> Data:
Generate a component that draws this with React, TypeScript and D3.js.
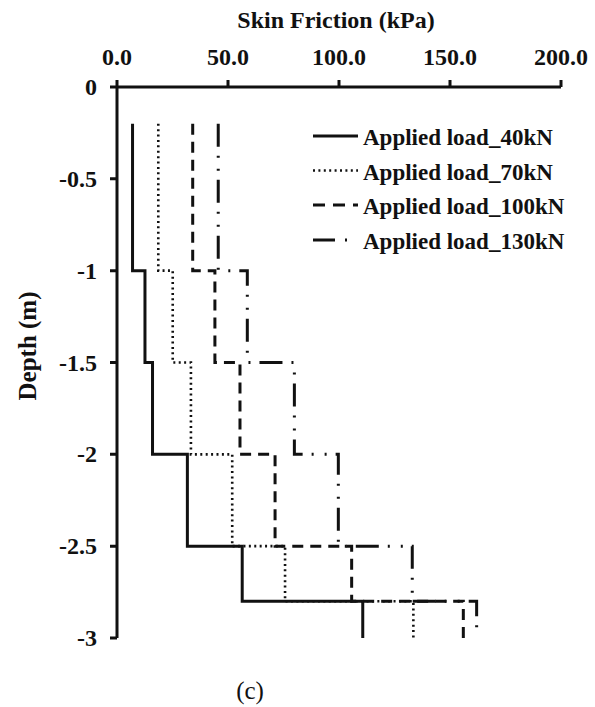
import React from "react";
import * as d3 from "d3";

// depth boundaries of each step (m) and skin friction per segment (kPa)
const depths = [-0.2, -1, -1.5, -2, -2.5, -2.8, -3];
const load40 = [7, 12.6, 16, 31.7, 56.4, 110.7];
const load70 = [18.6, 25.1, 33.3, 51.9, 75.7, 133.5];
const load100 = [34.1, 44.1, 55.4, 71.2, 105.7, 156];
const load130 = [45.6, 58.7, 79.9, 99.7, 133, 162];

const seriesNames = ["Applied load_40kN", "Applied load_70kN", "Applied load_100kN", "Applied load_130kN"];
const xTicks = [0, 50, 100, 150, 200];

const W = 595, H = 707;
const FONT = "Liberation Serif, Times New Roman, serif";
const bold = { fontFamily: FONT, fontWeight: 700 as const };

export default function App() {
  const x = d3.scaleLinear().domain([0, 200]).range([117, 561]);
  const y = d3.scaleLinear().domain([0, -3]).range([87, 638]);
  const yTicks = y.ticks(6);

  const styles = [
    { dash: null, width: 3 },
    { dash: "2,3.4", width: 2.6 },
    { dash: "11,7", width: 3 },
    { dash: "23,9,2,11,2,9", width: 3 },
  ];
  const data = [load40, load70, load100, load130];

  const line = d3.line<[number, number]>().x(d => x(d[0])).y(d => y(d[1]));
  const stepPoints = (vals: number[]) => {
    const pts: [number, number][] = [];
    vals.forEach((v, i) => {
      pts.push([v, depths[i]]);
      pts.push([v, depths[i + 1]]);
    });
    return pts;
  };

  const xAxisPath = `M${x(0)},${y(0)}H${x(200)}` + xTicks.map(t => `M${x(t)},${y(0)}v-7`).join("");
  const yAxisPath = `M${x(0)},${y(0)}V${y(-3)}` + yTicks.map(t => `M${x(0)},${y(t)}h-7`).join("");

  const legendY = [136, 170.5, 205, 240];

  return (
    <svg width={W} height={H} style={{ position: "absolute", left: 0, top: 0, background: "#fff" }}>
      <text x={336} y={28} fontSize={24} textAnchor="middle" fill="#111" style={bold}>Skin Friction (kPa)</text>
      {xTicks.map(t => (
        <text key={t} x={x(t)} y={65} fontSize={24} textAnchor="middle" fill="#111" style={bold}>{d3.format(".1f")(t)}</text>
      ))}
      {yTicks.map(t => (
        <text key={t} x={97} y={y(t) + 8} fontSize={24} textAnchor="end" fill="#111" style={bold}>{t === 0 ? "0" : String(t)}</text>
      ))}
      <text transform="translate(36,346) rotate(-90)" fontSize={25} textAnchor="middle" fill="#111" style={bold}>Depth (m)</text>
      <path d={xAxisPath} stroke="#111" strokeWidth={3} fill="none" />
      <path d={yAxisPath} stroke="#111" strokeWidth={3} fill="none" />
      {data.map((vals, i) => (
        <path
          key={i}
          d={line(stepPoints(vals)) || ""}
          fill="none"
          stroke="#111"
          strokeWidth={styles[i].width}
          strokeDasharray={styles[i].dash || undefined}
        />
      ))}
      {seriesNames.map((name, i) => (
        <g key={name}>
          <line
            x1={313}
            x2={358}
            y1={legendY[i]}
            y2={legendY[i]}
            stroke="#111"
            strokeWidth={styles[i].width}
            strokeDasharray={i === 2 ? "12,8" : i === 3 ? "22,10,2,20" : styles[i].dash || undefined}
          />
          <text x={363} y={legendY[i] + 9} fontSize={23} fill="#111" style={bold}>{name}</text>
        </g>
      ))}
      <text x={250} y={699} fontSize={25} textAnchor="middle" fill="#111" style={{ fontFamily: FONT }}>(c)</text>
    </svg>
  );
}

> Work to do:
Write the lines above out again exactly, without any of their pictures.

> The solution:
Generate a component that draws this with React, TypeScript and D3.js.
import React from "react";
import * as d3 from "d3";

// depth boundaries of each step (m) and skin friction per segment (kPa)
const depths = [-0.2, -1, -1.5, -2, -2.5, -2.8, -3];
const load40 = [7, 12.6, 16, 31.7, 56.4, 110.7];
const load70 = [18.6, 25.1, 33.3, 51.9, 75.7, 133.5];
const load100 = [34.1, 44.1, 55.4, 71.2, 105.7, 156];
const load130 = [45.6, 58.7, 79.9, 99.7, 133, 162];

const seriesNames = ["Applied load_40kN", "Applied load_70kN", "Applied load_100kN", "Applied load_130kN"];
const xTicks = [0, 50, 100, 150, 200];

const W = 595, H = 707;
const FONT = "Liberation Serif, Times New Roman, serif";
const bold = { fontFamily: FONT, fontWeight: 700 as const };

export default function App() {
  const x = d3.scaleLinear().domain([0, 200]).range([117, 561]);
  const y = d3.scaleLinear().domain([0, -3]).range([87, 638]);
  const yTicks = y.ticks(6);

  const styles = [
    { dash: null, width: 3 },
    { dash: "2,3.4", width: 2.6 },
    { dash: "11,7", width: 3 },
    { dash: "23,9,2,11,2,9", width: 3 },
  ];
  const data = [load40, load70, load100, load130];

  const line = d3.line<[number, number]>().x(d => x(d[0])).y(d => y(d[1]));
  const stepPoints = (vals: number[]) => {
    const pts: [number, number][] = [];
    vals.forEach((v, i) => {
      pts.push([v, depths[i]]);
      pts.push([v, depths[i + 1]]);
    });
    return pts;
  };

  const xAxisPath = `M${x(0)},${y(0)}H${x(200)}` + xTicks.map(t => `M${x(t)},${y(0)}v-7`).join("");
  const yAxisPath = `M${x(0)},${y(0)}V${y(-3)}` + yTicks.map(t => `M${x(0)},${y(t)}h-7`).join("");

  const legendY = [136, 170.5, 205, 240];

  return (
    <svg width={W} height={H} style={{ position: "absolute", left: 0, top: 0, background: "#fff" }}>
      <text x={336} y={28} fontSize={24} textAnchor="middle" fill="#111" style={bold}>Skin Friction (kPa)</text>
      {xTicks.map(t => (
        <text key={t} x={x(t)} y={65} fontSize={24} textAnchor="middle" fill="#111" style={bold}>{d3.format(".1f")(t)}</text>
      ))}
      {yTicks.map(t => (
        <text key={t} x={97} y={y(t) + 8} fontSize={24} textAnchor="end" fill="#111" style={bold}>{t === 0 ? "0" : String(t)}</text>
      ))}
      <text transform="translate(36,346) rotate(-90)" fontSize={25} textAnchor="middle" fill="#111" style={bold}>Depth (m)</text>
      <path d={xAxisPath} stroke="#111" strokeWidth={3} fill="none" />
      <path d={yAxisPath} stroke="#111" strokeWidth={3} fill="none" />
      {data.map((vals, i) => (
        <path
          key={i}
          d={line(stepPoints(vals)) || ""}
          fill="none"
          stroke="#111"
          strokeWidth={styles[i].width}
          strokeDasharray={styles[i].dash || undefined}
        />
      ))}
      {seriesNames.map((name, i) => (
        <g key={name}>
          <line
            x1={313}
            x2={358}
            y1={legendY[i]}
            y2={legendY[i]}
            stroke="#111"
            strokeWidth={styles[i].width}
            strokeDasharray={i === 2 ? "12,8" : i === 3 ? "22,10,2,20" : styles[i].dash || undefined}
          />
          <text x={363} y={legendY[i] + 9} fontSize={23} fill="#111" style={bold}>{name}</text>
        </g>
      ))}
      <text x={250} y={699} fontSize={25} textAnchor="middle" fill="#111" style={{ fontFamily: FONT }}>(c)</text>
    </svg>
  );
}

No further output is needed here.